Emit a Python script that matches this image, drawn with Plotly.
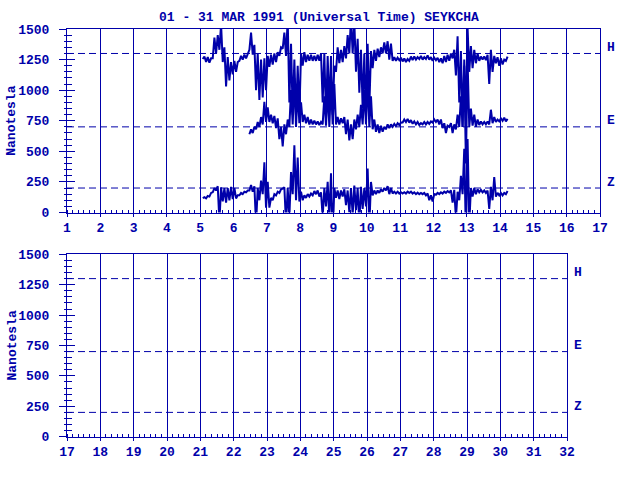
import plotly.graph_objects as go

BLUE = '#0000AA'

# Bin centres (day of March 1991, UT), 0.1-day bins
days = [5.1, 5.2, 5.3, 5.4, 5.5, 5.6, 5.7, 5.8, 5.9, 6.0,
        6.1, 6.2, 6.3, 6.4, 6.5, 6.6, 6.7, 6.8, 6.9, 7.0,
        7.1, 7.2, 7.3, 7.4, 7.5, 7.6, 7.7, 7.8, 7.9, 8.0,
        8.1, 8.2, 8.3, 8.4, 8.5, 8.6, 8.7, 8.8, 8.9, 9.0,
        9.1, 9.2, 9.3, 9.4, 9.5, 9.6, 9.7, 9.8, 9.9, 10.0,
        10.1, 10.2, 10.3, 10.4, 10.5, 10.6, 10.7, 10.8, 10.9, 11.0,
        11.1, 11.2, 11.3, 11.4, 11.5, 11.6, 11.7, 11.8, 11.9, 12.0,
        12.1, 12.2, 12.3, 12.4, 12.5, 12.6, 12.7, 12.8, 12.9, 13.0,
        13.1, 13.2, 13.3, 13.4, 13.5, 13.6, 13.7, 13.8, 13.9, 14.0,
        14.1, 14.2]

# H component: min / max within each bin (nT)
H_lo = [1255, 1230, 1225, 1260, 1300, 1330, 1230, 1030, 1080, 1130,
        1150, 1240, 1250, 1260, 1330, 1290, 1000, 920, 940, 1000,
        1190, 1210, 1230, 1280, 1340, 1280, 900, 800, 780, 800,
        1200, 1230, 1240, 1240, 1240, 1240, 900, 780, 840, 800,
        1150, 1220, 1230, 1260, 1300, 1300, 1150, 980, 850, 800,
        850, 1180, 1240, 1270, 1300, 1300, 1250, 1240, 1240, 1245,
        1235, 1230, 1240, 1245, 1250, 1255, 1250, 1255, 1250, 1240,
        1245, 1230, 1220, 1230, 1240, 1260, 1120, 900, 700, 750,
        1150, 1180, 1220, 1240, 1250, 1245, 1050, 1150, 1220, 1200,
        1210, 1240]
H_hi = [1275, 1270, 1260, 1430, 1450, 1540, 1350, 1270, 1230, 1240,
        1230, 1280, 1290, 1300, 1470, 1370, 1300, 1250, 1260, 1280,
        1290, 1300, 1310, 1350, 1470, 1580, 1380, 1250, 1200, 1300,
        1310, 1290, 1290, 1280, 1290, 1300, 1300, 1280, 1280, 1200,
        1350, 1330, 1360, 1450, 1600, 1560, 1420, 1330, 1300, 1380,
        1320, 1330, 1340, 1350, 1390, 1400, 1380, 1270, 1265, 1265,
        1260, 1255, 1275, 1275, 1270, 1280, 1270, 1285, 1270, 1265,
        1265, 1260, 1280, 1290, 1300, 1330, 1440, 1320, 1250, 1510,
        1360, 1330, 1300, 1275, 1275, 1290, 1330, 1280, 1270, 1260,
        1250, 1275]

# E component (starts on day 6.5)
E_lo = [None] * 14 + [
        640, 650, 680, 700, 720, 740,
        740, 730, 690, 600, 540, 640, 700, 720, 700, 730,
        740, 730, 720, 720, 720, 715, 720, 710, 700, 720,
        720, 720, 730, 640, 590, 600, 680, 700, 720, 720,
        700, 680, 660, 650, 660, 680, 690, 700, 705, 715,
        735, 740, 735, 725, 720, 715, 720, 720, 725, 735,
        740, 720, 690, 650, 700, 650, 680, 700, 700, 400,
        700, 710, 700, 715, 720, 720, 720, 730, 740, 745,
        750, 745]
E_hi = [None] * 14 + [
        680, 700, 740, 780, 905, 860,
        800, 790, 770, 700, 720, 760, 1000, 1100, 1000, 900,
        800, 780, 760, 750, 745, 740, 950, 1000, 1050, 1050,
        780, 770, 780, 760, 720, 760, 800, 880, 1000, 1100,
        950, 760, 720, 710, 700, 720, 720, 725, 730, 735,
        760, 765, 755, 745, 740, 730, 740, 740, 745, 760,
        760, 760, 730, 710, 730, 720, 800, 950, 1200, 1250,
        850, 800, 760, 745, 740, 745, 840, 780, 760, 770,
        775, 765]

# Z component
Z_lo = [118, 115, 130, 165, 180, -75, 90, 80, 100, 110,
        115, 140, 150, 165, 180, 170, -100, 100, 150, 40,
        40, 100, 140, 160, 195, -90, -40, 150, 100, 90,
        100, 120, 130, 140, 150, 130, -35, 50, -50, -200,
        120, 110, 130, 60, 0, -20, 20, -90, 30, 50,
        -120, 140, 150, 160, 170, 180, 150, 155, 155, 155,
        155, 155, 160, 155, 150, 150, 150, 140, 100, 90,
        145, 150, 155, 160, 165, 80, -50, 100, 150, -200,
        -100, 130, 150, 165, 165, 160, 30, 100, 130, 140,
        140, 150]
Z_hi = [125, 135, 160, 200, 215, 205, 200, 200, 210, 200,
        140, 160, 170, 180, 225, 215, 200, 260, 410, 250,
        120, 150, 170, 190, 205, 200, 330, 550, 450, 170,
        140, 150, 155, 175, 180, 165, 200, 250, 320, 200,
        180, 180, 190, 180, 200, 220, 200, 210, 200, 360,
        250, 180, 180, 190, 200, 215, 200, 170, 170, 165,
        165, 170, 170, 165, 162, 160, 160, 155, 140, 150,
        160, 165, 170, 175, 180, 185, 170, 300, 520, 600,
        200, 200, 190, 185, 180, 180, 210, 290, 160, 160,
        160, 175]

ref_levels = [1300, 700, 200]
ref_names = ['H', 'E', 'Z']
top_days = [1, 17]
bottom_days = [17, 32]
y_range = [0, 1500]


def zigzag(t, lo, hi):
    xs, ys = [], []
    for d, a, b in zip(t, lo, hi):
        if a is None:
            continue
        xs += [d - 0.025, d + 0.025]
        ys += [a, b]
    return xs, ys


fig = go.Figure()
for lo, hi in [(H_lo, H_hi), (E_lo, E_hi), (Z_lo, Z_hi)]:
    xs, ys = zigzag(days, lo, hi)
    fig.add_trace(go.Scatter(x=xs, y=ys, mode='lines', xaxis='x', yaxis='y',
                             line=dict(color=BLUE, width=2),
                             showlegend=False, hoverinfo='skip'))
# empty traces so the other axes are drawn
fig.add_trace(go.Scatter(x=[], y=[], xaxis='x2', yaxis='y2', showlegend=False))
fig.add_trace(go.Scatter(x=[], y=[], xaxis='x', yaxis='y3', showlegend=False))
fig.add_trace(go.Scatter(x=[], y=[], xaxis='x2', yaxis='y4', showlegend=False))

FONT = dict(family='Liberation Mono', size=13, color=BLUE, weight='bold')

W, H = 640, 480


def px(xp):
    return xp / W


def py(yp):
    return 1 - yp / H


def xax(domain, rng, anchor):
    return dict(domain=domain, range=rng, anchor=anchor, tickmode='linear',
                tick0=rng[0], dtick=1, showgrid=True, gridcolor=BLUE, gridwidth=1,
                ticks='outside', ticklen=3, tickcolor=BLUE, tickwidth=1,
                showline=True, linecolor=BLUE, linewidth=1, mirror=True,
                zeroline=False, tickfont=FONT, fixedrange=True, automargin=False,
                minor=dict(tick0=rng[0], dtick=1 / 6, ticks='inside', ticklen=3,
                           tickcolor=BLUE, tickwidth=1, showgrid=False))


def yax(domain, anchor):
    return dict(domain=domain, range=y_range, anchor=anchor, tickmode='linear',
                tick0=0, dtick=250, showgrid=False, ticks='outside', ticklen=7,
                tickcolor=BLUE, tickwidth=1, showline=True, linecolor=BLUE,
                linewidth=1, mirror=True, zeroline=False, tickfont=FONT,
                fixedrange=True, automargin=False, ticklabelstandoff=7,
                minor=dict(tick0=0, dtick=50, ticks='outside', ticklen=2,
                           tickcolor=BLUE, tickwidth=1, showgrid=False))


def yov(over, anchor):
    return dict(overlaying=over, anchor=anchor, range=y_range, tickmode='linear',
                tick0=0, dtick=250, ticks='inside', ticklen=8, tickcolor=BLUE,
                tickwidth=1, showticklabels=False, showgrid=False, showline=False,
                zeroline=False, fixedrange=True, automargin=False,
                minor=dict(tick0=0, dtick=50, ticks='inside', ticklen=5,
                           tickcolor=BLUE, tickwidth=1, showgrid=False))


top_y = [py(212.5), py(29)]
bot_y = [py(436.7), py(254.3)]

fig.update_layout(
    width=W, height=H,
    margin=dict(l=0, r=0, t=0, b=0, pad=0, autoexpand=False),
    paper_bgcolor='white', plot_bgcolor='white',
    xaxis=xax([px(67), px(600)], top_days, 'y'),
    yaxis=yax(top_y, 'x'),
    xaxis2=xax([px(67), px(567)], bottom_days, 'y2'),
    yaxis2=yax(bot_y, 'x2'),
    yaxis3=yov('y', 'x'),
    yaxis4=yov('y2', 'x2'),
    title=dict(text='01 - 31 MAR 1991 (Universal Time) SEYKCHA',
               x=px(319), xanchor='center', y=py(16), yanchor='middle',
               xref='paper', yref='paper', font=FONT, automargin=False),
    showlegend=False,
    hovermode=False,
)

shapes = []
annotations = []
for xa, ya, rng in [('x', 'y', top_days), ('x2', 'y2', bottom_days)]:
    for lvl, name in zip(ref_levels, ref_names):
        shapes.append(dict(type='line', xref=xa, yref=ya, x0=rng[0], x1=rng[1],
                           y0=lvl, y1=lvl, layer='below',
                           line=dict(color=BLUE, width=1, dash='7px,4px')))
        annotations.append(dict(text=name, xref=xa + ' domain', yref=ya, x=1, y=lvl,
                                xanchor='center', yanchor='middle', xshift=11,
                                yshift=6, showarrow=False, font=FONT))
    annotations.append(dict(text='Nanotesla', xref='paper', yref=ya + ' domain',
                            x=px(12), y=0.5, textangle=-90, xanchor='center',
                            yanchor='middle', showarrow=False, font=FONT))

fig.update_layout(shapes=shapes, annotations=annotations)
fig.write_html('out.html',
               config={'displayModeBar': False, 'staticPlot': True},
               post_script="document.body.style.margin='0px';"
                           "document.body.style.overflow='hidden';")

--

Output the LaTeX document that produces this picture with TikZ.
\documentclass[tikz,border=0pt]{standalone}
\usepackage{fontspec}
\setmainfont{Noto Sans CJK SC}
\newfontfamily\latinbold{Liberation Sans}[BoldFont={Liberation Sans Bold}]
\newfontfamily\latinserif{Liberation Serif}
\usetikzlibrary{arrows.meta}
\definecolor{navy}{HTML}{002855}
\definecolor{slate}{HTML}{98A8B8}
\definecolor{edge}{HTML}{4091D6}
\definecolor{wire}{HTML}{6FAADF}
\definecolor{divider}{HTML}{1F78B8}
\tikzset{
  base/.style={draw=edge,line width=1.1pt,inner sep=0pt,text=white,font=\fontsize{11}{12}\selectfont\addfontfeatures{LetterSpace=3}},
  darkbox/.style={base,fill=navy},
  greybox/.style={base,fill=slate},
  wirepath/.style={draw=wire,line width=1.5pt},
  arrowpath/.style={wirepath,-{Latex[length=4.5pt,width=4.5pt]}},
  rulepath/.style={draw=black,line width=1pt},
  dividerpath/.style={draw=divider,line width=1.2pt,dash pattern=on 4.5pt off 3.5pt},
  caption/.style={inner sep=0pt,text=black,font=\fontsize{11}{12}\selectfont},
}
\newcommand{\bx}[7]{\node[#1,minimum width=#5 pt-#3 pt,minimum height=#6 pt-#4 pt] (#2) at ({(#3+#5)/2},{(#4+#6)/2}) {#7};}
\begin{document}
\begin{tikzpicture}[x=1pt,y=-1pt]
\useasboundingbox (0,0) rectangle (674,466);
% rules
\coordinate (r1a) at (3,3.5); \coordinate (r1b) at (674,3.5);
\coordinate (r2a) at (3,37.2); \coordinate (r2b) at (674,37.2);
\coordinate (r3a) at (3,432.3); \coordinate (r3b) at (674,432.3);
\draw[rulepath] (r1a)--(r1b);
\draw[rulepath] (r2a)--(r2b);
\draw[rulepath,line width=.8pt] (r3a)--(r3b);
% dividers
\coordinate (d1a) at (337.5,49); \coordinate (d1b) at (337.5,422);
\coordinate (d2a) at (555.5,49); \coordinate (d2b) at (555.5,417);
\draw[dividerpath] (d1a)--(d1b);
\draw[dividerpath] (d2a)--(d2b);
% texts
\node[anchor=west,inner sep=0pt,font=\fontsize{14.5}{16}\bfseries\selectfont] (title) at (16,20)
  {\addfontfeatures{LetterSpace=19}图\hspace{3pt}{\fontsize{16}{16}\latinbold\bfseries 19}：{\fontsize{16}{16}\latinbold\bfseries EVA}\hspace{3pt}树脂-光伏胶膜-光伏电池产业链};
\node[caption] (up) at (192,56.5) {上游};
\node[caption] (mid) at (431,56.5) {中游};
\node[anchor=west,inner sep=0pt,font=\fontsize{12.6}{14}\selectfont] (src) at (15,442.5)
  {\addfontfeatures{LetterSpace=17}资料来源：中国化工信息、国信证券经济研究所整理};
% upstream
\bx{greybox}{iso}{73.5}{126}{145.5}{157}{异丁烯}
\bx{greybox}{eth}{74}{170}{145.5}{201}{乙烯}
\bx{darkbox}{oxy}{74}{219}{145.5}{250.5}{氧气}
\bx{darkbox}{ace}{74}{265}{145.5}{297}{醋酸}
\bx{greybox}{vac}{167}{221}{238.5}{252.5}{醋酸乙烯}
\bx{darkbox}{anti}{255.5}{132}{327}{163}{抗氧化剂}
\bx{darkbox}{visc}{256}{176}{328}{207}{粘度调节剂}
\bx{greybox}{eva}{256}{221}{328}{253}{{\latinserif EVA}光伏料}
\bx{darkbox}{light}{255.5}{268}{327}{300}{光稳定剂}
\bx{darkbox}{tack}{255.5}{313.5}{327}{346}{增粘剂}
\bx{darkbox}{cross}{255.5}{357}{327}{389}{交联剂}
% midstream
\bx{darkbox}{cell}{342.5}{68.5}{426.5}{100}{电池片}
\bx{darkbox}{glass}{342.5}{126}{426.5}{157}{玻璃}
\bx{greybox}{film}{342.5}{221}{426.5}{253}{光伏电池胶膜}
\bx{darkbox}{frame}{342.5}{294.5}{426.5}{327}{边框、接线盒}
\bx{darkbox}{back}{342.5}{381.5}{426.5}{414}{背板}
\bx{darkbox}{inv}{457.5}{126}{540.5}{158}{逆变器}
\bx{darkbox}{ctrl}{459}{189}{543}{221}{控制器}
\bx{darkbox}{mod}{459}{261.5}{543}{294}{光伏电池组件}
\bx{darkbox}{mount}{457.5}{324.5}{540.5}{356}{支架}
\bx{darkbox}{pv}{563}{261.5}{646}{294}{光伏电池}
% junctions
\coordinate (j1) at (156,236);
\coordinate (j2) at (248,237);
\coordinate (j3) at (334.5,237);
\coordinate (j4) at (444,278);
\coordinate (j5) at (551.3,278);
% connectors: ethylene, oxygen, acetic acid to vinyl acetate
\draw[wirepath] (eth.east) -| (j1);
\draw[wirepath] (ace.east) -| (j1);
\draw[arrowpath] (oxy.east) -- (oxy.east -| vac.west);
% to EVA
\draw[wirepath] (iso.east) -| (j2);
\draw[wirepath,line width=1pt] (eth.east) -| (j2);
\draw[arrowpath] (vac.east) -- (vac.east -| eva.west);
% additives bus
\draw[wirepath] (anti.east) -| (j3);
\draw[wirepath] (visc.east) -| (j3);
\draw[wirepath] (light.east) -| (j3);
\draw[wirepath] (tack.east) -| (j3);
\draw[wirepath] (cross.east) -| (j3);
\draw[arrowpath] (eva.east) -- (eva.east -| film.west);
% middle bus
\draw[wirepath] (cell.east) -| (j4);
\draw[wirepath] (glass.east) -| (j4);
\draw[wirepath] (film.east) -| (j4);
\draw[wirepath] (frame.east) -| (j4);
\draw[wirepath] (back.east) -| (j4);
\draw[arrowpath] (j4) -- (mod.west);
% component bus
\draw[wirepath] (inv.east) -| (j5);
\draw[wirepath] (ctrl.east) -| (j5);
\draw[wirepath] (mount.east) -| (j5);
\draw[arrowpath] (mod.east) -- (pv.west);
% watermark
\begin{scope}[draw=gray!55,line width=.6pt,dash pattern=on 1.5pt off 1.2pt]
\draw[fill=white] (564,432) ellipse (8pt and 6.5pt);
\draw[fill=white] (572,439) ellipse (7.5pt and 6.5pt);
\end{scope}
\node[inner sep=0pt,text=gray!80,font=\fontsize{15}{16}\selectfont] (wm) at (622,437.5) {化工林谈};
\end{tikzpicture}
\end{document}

Problem requirements: Leaving out the pictures, extract the stretch from the line holding "Emit a Python" through the line holding "BLUE = '#0000AA'", word for word.

Answer to the task:
Emit a Python script that matches this image, drawn with Plotly.
import plotly.graph_objects as go

BLUE = '#0000AA'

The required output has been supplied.